## SHORT PROBLEM
Please reproduce the lines of the records below from the one holding "Give me the" through the one holding "XAxis, YAxis, CartesianGrid", inclusive, skipping all pictures.
* start DATASET RECORDS *
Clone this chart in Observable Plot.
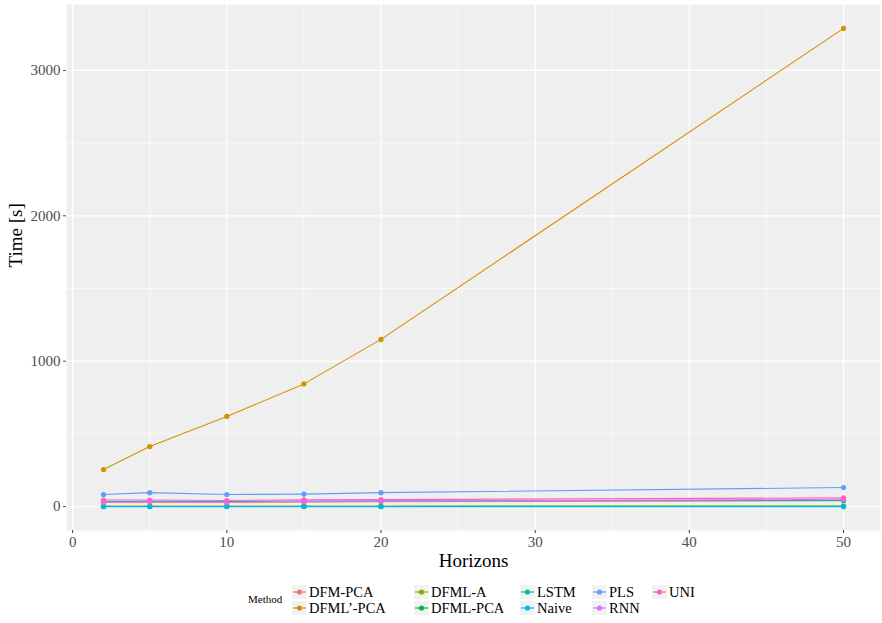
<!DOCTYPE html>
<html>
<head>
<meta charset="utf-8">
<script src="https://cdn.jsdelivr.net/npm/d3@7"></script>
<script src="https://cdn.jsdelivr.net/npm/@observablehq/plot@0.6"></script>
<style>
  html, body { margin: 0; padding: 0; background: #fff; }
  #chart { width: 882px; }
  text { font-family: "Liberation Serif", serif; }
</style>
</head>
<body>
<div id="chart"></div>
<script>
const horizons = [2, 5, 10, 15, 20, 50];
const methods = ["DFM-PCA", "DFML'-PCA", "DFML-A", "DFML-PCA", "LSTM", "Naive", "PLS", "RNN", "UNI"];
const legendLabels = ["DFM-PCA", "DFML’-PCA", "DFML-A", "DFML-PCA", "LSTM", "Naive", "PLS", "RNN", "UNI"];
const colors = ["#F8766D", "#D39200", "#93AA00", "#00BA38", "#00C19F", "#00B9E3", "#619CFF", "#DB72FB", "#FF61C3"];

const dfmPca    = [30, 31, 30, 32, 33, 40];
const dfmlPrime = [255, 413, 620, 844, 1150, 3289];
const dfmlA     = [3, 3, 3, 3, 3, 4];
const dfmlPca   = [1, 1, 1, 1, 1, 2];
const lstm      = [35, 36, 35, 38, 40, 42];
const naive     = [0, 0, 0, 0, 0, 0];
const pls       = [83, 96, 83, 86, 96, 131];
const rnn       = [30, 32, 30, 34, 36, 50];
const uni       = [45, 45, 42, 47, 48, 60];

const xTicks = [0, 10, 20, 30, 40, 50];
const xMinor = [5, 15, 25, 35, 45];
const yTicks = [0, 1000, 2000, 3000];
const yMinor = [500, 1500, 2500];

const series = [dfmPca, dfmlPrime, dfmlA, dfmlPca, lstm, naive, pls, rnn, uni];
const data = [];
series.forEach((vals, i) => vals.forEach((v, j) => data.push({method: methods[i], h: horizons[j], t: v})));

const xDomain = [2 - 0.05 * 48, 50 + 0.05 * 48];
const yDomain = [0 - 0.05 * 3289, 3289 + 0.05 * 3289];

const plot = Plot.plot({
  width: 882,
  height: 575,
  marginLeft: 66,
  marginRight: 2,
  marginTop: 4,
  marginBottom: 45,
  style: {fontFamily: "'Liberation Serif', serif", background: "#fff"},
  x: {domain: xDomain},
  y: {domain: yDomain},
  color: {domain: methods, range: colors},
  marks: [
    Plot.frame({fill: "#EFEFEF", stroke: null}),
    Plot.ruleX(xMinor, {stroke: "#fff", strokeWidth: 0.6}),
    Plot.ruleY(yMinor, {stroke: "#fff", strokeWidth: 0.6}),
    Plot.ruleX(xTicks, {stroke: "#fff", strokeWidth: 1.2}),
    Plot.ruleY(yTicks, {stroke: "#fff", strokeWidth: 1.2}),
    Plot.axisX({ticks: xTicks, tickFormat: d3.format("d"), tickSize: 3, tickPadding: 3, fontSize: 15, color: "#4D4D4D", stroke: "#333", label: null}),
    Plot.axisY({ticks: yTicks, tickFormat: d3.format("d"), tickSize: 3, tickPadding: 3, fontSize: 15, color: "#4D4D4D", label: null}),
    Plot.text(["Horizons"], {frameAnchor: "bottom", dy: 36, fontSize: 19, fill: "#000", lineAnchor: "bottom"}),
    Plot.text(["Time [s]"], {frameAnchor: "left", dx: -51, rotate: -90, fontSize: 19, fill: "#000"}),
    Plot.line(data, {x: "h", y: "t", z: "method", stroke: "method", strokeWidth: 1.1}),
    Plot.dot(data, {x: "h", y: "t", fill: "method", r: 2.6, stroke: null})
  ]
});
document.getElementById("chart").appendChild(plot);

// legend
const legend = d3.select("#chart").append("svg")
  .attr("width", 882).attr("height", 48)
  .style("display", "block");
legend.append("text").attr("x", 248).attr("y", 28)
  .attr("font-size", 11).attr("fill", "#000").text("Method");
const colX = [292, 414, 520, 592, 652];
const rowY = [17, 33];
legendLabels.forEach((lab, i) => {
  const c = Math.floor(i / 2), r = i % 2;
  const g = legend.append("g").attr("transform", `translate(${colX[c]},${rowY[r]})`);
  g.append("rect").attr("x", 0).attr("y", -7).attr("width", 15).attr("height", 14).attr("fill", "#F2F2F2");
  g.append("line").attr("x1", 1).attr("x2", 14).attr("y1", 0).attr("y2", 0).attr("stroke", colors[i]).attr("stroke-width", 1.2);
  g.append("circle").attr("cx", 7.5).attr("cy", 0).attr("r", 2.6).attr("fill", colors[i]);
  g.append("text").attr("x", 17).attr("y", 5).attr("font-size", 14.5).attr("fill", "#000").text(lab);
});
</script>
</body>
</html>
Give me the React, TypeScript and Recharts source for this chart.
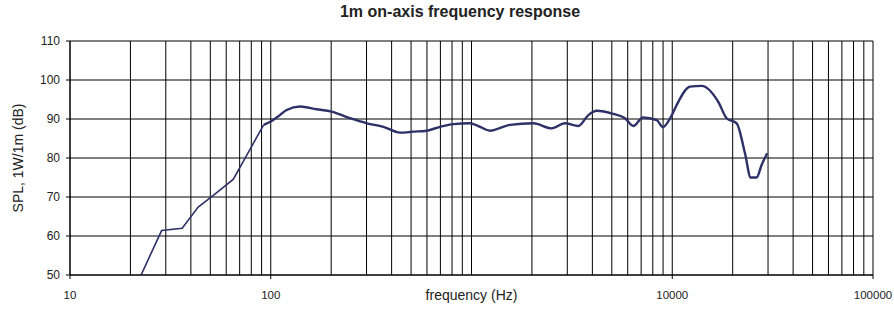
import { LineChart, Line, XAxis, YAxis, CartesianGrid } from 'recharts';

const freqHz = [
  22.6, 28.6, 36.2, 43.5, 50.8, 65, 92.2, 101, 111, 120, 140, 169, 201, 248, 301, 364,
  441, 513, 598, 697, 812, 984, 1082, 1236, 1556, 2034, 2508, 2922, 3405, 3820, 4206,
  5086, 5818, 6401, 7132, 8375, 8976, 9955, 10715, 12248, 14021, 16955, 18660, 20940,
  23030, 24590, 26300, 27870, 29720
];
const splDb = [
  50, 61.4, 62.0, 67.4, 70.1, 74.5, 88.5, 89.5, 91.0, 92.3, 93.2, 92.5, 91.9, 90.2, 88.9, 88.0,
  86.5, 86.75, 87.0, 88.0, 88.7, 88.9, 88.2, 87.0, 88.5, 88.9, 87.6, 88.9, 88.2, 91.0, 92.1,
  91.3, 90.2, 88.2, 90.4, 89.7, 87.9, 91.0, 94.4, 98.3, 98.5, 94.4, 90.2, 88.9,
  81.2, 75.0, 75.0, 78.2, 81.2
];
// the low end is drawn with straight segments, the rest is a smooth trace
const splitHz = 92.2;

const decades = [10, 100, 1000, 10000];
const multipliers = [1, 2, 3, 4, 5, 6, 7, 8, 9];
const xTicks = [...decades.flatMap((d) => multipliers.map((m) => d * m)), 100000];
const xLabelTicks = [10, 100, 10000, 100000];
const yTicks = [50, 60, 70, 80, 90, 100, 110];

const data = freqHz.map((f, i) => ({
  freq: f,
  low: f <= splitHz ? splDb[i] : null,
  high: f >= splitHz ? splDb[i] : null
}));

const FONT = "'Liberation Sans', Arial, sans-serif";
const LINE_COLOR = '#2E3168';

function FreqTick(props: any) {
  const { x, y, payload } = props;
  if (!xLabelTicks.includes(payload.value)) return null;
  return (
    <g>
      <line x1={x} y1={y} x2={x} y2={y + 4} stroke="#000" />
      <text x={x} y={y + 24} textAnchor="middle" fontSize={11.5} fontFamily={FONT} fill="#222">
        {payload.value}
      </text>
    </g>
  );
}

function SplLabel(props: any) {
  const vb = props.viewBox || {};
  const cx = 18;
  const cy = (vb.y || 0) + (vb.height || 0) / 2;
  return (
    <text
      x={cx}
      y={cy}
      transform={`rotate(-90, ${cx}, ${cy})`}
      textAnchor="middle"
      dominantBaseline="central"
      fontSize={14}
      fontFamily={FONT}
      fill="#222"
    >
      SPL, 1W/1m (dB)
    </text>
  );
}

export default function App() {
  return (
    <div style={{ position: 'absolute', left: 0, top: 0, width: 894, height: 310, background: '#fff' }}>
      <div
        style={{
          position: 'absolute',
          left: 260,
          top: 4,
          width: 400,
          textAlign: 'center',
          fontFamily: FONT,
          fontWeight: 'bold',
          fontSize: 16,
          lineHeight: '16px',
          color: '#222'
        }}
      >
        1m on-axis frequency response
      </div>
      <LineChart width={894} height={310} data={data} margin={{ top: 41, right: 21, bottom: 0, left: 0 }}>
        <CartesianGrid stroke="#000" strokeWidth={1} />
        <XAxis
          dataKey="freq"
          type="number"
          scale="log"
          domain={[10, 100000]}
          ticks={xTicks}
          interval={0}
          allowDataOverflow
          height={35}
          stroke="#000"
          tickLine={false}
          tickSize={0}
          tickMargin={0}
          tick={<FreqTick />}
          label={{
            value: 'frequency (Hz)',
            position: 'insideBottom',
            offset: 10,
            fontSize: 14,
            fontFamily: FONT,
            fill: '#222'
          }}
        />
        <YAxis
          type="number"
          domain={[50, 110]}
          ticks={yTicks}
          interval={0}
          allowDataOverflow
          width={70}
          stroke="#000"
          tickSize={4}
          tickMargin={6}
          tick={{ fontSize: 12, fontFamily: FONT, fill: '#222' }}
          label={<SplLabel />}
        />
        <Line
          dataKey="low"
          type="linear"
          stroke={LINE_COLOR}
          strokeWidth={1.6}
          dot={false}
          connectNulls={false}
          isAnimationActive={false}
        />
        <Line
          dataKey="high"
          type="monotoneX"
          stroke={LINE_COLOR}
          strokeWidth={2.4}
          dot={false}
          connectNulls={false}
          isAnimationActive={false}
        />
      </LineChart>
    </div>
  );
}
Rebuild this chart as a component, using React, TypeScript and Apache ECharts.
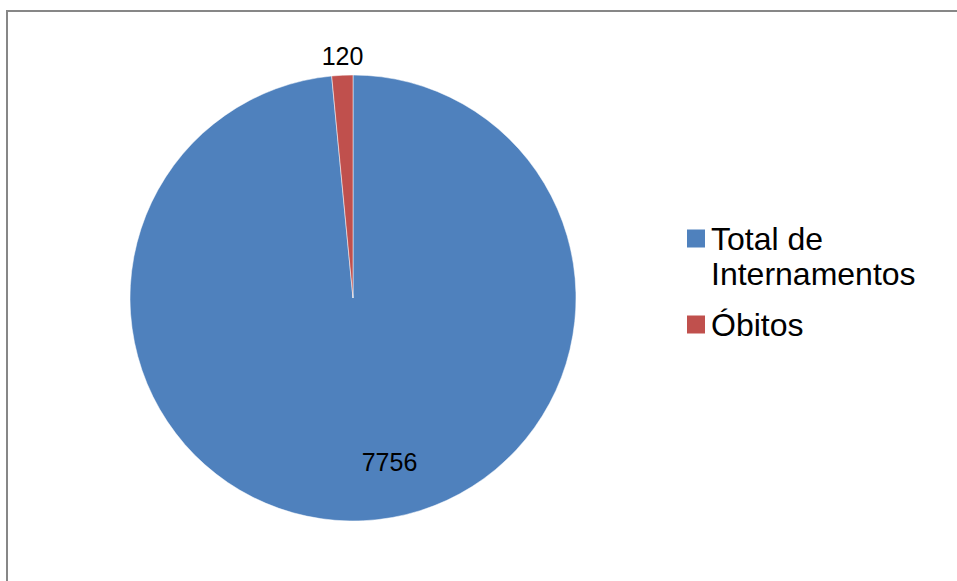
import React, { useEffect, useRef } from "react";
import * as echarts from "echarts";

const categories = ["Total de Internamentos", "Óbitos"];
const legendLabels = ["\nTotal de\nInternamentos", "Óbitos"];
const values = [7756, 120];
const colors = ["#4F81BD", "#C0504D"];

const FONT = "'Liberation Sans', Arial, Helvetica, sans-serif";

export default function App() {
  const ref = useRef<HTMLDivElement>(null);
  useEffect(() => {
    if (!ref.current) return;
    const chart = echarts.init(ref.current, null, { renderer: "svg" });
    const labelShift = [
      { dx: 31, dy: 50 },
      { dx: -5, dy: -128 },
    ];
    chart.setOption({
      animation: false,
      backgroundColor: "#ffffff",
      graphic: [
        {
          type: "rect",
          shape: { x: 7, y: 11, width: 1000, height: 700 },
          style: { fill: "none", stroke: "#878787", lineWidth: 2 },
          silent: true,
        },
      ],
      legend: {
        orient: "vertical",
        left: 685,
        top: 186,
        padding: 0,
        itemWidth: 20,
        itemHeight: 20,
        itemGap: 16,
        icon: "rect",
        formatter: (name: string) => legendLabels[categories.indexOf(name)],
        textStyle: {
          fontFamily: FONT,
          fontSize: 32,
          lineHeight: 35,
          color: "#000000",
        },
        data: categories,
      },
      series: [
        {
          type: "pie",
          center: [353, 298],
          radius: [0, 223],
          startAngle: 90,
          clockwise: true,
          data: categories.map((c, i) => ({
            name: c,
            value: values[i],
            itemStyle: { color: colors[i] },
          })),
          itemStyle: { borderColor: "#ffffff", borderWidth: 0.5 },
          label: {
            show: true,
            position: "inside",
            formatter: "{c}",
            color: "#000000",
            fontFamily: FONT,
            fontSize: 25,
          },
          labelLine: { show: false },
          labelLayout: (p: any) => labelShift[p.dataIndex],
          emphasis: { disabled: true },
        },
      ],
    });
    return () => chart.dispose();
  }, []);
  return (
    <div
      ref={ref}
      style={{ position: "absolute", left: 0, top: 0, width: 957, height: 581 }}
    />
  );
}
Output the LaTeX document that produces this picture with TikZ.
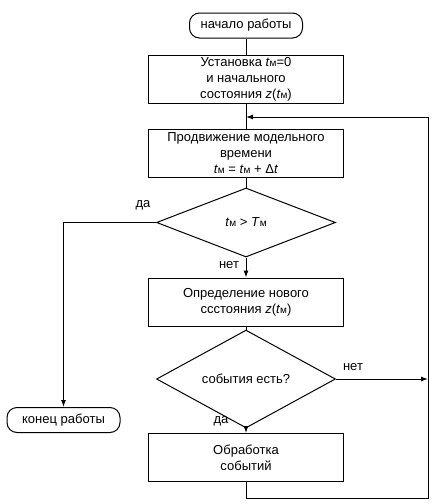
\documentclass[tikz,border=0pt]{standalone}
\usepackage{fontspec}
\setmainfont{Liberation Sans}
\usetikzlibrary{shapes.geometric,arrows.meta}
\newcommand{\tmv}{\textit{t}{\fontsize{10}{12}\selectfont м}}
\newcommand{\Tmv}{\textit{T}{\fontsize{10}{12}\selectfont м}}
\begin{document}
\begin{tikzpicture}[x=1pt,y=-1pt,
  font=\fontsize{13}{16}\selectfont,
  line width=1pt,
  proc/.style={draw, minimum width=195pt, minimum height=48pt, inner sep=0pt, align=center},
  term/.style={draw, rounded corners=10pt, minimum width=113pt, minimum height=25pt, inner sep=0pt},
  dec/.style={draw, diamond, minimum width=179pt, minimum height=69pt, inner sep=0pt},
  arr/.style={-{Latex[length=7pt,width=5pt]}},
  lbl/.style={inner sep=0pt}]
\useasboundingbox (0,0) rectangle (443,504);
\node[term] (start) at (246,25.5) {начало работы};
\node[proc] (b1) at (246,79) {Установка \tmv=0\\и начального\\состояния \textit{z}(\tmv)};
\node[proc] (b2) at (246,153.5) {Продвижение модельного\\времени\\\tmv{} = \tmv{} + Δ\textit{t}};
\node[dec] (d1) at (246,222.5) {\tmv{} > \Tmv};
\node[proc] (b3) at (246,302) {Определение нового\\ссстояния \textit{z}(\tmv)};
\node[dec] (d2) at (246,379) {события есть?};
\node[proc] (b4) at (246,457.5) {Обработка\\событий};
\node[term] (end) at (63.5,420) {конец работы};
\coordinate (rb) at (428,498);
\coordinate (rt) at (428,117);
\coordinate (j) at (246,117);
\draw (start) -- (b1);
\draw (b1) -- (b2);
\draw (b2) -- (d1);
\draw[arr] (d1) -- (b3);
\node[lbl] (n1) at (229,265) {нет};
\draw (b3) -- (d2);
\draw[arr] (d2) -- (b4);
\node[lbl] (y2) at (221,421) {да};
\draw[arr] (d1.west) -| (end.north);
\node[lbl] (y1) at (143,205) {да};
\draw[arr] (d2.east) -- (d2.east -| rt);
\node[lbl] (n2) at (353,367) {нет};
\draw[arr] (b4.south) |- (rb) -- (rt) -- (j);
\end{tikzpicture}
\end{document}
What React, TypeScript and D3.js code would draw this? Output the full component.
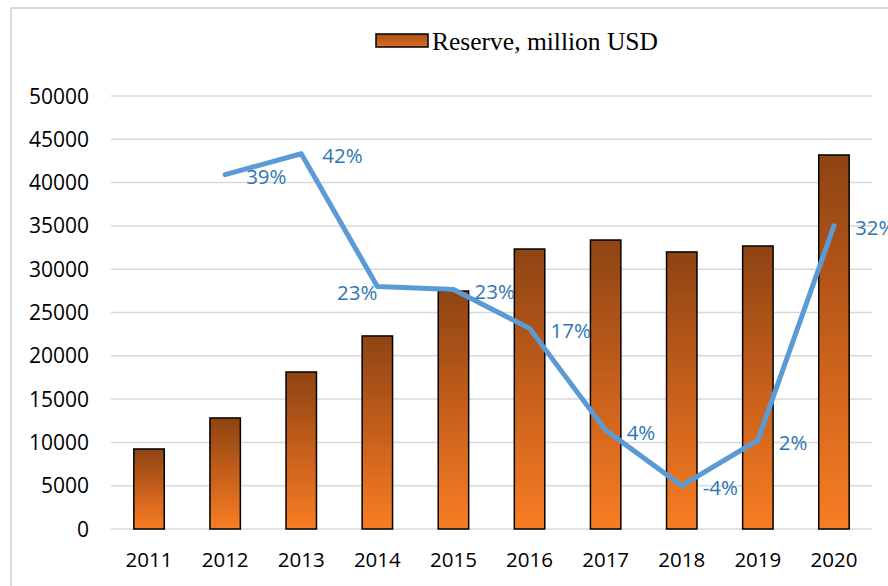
* end DATASET RECORDS *
## THE COMPLETED TASK
Give me the React, TypeScript and Recharts source for this chart.
import { LineChart, Line, XAxis, YAxis, CartesianGrid } from 'recharts';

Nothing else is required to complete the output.